Rising temperatures could drive some species to become sterile

Male sperm cells swimming in the fallopian tube. 3D illustration | Shutterstock

Rising temperatures could drive some species to become sterile, making them succumb to the effects of climate change earlier than thought, scientists say.

Currently, researchers are trying to predict where species will be lost due to climate change, so they can build suitable reserves in the locations they will eventually need to move to.

However, most of the data on when temperature will prevent species surviving in an area is based on the 'critical thermal limit' or CTL -- the temperature at which they collapse, stop moving or die, according to researchers from University of Liverpool in the UK.

In a research published in Trends in Ecology and Evolution, the researchers highlight that extensive data from a wide variety of plants and animals suggests that organisms lose fertility at lower temperatures than their CTL.

Certain groups are thought to be most vulnerable to climate-induced fertility loss, including cold-blooded animals and aquatic species.

"There is a risk that we are underestimating the impact of climate change on species survival because we have focused on the temperatures that are lethal to organisms, rather than the temperatures at which organisms can no longer breed," said Tom Price from the University of Liverpool.

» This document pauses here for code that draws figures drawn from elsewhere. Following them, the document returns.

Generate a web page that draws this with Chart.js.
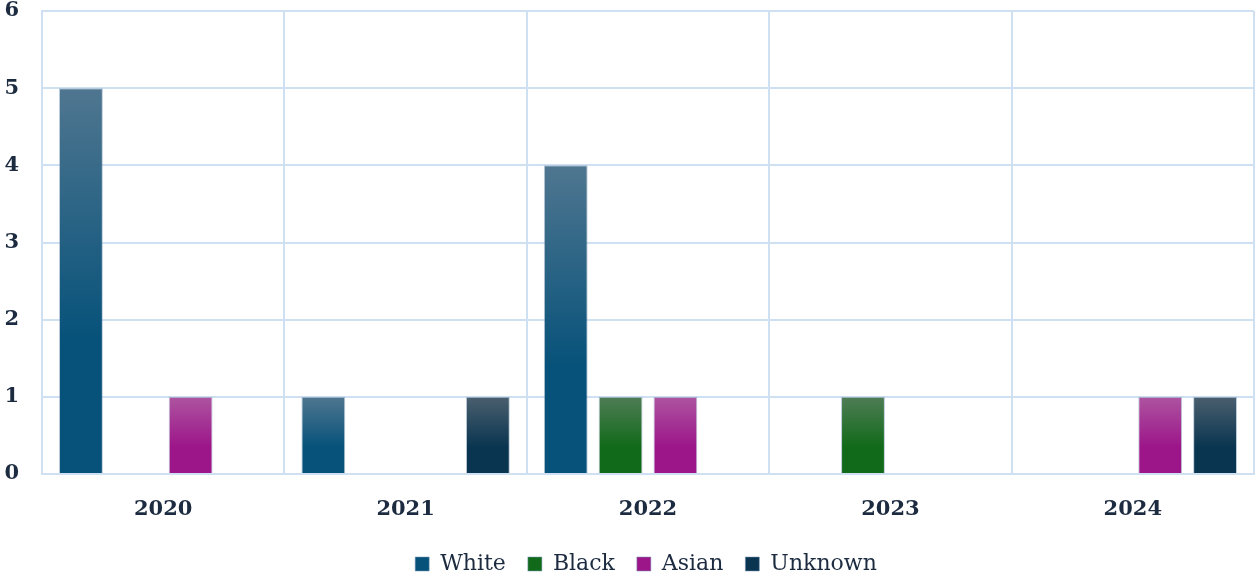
<!DOCTYPE html>
<html>
<head>
<meta charset="utf-8">
<script src="https://cdn.jsdelivr.net/npm/chart.js@4/dist/chart.umd.min.js"></script>
<style>
  html, body { margin: 0; padding: 0; background: #fff; }
  #wrap { width: 1257px; height: 577px; position: relative; }
</style>
</head>
<body>
<div id="wrap"><canvas id="myChart"></canvas></div>
<script>
var anios = ['2020', '2021', '2022', '2023', '2024'];
var blancos = [5, 1, 4, 0, 0];
var negros = [0, 0, 1, 1, 0];
var asiaticos = [1, 0, 1, 0, 1];
var desconocidos = [0, 1, 0, 0, 1];
var ticksY = [0, 1, 2, 3, 4, 5, 6];

// colores: [arriba, abajo]
var colores = {
    White: ['#4f7690', '#07527a'],
    Black: ['#4f7d55', '#116a1a'],
    Asian: ['#ad54a0', '#9c1689'],
    Unknown: ['#4a5f6e', '#0a3550']
};

function degradado(par){
    return function(context){
        var chart = context.chart;
        var y = chart.scales.y;
        if(!y || context.raw === undefined){
            return par[1];
        }
        var top = y.getPixelForValue(context.raw);
        var base = y.getPixelForValue(0);
        if(!isFinite(top) || !isFinite(base) || top === base){
            return par[1];
        }
        var g = chart.ctx.createLinearGradient(0, top, 0, base);
        g.addColorStop(0, par[0]);
        g.addColorStop(0.65, par[1]);
        g.addColorStop(1, par[1]);
        return g;
    };
}

function serie(nombre, datos){
    return {
        label: nombre,
        data: datos,
        backgroundColor: degradado(colores[nombre]),
        borderColor: 'rgba(120, 150, 180, 0.5)',
        borderWidth: 1,
        categoryPercentage: 0.905,
        barPercentage: 0.8
    };
}

// la leyenda del original esta un poco corrida a la derecha
var moverLeyenda = {
    id: 'moverLeyenda',
    afterLayout: function(chart){
        if(chart.legend){
            chart.legend.left += 18;
            chart.legend.right += 18;
        }
    }
};

var fuente = "'DejaVu Serif', serif";

var ctx = document.getElementById('myChart');
var chart = new Chart(ctx, {
    type: 'bar',
    data: {
        labels: anios,
        datasets: [
            serie('White', blancos),
            serie('Black', negros),
            serie('Asian', asiaticos),
            serie('Unknown', desconocidos)
        ]
    },
    plugins: [moverLeyenda],
    options: {
        responsive: true,
        maintainAspectRatio: false,
        animation: false,
        layout: { padding: { top: 11, right: 3, left: 2, bottom: -1 } },
        plugins: {
            legend: {
                position: 'bottom',
                maxHeight: 47,
                labels: {
                    color: '#1c2b40',
                    font: { family: fuente, size: 22 },
                    boxWidth: 14,
                    boxHeight: 14,
                    padding: 22
                }
            },
            tooltip: { enabled: false }
        },
        scales: {
            x: {
                afterFit: function(scale){
                    scale.height = 57;
                    scale.paddingTop = 0;
                    scale.paddingBottom = 0;
                },
                grid: { color: '#cfe0f2', lineWidth: 2, offset: true, drawTicks: false },
                border: { color: '#cfe0f2', width: 2 },
                ticks: {
                    color: '#1c2b40',
                    font: { family: fuente, size: 21, weight: 'bold' },
                    padding: 23
                }
            },
            y: {
                min: 0,
                max: 6,
                afterBuildTicks: function(axis){
                    axis.ticks = ticksY.map(function(v){ return { value: v }; });
                },
                afterFit: function(scale){
                    scale.width = 40;
                    scale.paddingTop = 0;
                    scale.paddingBottom = 0;
                },
                grid: { color: '#cfe0f2', lineWidth: 2, drawTicks: false },
                border: { color: '#cfe0f2', width: 2 },
                ticks: {
                    color: '#1c2b40',
                    font: { family: fuente, size: 21, weight: 'bold' },
                    padding: 23
                }
            }
        }
    }
});
</script>
</body>
</html>
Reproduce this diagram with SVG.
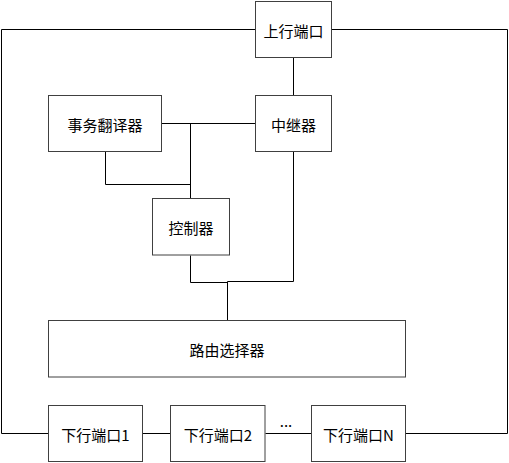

"Currently the information we have suggests this will be a serious issue for many organisms," said Price.

Researchers proposed another measure of how organisms function at extreme temperatures that focuses on fertility, which they have called the Thermal Fertility Limit or 'TFL'.

"We think that if biologists study TFLs as well as CTLs then we will be able to work out whether fertility losses due to climate change are something to worry about, which organisms are particularly vulnerable to these thermal fertility losses, and how to design conservation programmes that will allow species to survive our changing climate," Price said.

"We need researchers across the world, working in very different systems, from fish, to coral, to flowers, to mammals and flies, to find a way to measure how temperature impacts fertility in that organism and compare it to estimates of the temperature at which they die or stop functioning," he said.